Not only did director Trey Edward Shults loosely base the plot of Krisha on real life family drama, he took it a step further and casted his real family in most of the roles. This could be misconstrued as a gimmick, but in practice it grounds the film to an almost uncomfortable level of realism. The performances feel, for lack of a better term, truly lived-in and keep the film tense and engaging during the long stretches of dialogue. It may cut a little too deeply for some, but Krisha proves to be one of the strongest and most heart wrenching dramas A24 has to offer.

 

5. Obvious Child (2014)

Obvious Child

In Gillian Robespierre’s 2014 directorial debut Obvious Child, Jenny Slate plays a newly single young comedian who finds herself pregnant after a drunken one-night stand. Fully aware that she is in no place to have a child, she decides to terminate the pregnancy and schedules an abortion. If that sounds like some heavy subject matter, never fret – this is also a romantic comedy in the vein of Juno or Knocked Up with some key distinctions.

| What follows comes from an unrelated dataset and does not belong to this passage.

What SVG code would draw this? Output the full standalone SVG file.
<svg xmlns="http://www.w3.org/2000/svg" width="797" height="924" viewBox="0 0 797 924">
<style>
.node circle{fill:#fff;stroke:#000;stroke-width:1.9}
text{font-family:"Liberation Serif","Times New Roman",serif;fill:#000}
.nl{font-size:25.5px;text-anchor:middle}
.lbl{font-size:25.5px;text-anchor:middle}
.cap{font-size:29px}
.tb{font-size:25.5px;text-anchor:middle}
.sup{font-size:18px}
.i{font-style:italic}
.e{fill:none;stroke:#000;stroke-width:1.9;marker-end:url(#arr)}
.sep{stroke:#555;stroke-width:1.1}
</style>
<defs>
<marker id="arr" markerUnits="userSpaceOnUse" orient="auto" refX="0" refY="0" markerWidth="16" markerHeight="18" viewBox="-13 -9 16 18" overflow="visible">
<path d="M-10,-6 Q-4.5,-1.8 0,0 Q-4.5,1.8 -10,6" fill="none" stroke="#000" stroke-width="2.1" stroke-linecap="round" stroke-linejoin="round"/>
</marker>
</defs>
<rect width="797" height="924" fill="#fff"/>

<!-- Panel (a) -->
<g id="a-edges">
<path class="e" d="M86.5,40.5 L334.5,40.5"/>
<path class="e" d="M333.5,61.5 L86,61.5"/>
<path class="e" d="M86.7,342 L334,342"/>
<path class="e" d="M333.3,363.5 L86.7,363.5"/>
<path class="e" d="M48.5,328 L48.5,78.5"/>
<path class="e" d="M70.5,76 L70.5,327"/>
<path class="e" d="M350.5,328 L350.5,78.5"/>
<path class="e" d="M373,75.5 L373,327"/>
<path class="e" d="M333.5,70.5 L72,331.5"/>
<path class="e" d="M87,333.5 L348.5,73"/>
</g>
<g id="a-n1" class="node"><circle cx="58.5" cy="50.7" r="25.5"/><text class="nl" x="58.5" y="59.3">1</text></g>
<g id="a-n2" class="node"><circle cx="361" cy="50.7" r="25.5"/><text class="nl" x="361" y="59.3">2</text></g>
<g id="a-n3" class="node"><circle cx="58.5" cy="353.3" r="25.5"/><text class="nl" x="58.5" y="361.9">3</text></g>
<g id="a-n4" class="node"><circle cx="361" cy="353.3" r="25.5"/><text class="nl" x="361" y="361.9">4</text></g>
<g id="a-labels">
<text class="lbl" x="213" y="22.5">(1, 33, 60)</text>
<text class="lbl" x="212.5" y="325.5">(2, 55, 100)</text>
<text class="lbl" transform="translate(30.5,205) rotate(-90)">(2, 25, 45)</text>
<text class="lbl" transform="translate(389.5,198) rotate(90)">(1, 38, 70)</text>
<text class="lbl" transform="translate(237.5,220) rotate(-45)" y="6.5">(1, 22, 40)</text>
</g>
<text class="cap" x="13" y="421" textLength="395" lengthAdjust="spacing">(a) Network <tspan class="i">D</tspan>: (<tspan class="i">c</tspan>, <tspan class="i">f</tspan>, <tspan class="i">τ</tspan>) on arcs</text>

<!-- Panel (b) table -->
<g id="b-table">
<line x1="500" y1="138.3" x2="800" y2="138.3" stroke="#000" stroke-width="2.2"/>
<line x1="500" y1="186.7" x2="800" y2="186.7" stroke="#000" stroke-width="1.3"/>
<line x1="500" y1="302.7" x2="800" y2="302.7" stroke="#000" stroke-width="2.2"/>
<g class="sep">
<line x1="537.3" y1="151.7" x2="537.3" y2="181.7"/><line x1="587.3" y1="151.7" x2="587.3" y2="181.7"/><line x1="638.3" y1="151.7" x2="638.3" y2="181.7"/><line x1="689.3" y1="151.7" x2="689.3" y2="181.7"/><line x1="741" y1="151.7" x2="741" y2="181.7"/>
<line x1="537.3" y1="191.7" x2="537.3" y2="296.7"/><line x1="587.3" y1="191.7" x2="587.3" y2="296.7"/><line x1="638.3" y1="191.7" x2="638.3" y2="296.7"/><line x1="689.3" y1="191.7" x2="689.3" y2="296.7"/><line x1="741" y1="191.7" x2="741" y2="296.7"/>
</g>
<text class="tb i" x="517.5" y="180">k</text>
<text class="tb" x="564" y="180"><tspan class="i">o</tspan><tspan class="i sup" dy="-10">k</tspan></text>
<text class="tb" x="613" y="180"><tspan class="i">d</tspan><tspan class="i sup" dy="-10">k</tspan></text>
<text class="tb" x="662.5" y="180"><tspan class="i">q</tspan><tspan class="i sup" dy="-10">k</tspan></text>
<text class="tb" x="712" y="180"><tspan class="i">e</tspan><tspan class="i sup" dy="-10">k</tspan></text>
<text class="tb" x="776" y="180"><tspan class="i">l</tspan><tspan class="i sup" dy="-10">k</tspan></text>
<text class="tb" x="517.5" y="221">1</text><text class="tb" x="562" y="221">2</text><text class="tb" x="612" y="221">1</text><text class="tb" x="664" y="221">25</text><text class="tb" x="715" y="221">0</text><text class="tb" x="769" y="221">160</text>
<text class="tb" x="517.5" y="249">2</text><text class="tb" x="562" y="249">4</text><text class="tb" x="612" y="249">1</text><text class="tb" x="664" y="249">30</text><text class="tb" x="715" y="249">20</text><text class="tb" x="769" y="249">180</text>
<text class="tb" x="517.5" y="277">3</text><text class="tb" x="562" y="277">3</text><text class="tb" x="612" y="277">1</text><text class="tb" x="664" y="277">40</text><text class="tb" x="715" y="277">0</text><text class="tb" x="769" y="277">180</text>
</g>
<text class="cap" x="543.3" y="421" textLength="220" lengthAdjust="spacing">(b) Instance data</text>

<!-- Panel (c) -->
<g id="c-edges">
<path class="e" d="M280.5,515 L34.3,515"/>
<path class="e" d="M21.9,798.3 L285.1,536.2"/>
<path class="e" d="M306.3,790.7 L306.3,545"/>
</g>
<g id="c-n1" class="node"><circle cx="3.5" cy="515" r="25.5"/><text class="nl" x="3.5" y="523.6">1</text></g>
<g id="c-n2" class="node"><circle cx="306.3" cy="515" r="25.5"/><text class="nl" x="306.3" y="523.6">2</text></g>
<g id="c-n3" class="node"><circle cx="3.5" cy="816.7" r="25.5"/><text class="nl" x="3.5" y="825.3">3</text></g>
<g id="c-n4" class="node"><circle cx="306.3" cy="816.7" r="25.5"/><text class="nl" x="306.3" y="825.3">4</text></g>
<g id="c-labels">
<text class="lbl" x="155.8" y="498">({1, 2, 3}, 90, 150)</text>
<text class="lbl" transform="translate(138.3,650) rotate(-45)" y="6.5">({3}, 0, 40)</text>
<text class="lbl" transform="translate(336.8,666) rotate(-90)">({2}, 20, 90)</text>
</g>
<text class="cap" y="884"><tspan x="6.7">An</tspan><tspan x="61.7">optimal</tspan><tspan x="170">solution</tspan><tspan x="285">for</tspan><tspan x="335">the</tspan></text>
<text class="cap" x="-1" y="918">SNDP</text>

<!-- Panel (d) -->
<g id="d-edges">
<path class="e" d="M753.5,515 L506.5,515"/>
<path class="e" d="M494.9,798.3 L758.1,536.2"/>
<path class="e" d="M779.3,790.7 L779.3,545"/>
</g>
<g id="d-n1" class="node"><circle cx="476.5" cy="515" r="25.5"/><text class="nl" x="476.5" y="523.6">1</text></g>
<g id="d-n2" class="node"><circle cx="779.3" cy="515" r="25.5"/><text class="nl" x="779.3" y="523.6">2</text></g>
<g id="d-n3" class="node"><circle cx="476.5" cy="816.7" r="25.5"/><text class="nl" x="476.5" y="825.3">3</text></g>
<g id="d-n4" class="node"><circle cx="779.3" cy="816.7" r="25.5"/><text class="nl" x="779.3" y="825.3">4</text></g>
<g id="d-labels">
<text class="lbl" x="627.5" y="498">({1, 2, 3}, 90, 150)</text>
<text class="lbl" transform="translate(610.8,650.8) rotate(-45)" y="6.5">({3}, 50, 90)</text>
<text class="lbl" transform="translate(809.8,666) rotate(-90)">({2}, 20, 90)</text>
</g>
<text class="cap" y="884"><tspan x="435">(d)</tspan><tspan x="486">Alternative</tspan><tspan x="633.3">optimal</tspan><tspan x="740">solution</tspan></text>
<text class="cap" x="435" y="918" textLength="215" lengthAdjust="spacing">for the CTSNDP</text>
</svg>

Obvious Child’s lack of mainstream recognition is owed at least in part to advertising posters which directly labeled the film an “abortion comedy.” However, this is also emblematic of what makes it so important: Robespierre set out to honestly depict a woman’s experience with unplanned pregnancy and abortion in an affirming, gentle, and remarkably funny way, and that works best when the subject matter is front and center. Jenny Slate’s gives an alternately hysterical and real performance in a challenging role. The film’s matter of fact, normalizing approach to a difficult topic helps Obvious Child to effortlessly nail its tricky tonal balance, making for one of the best and most underappreciated comedies of the 2010s.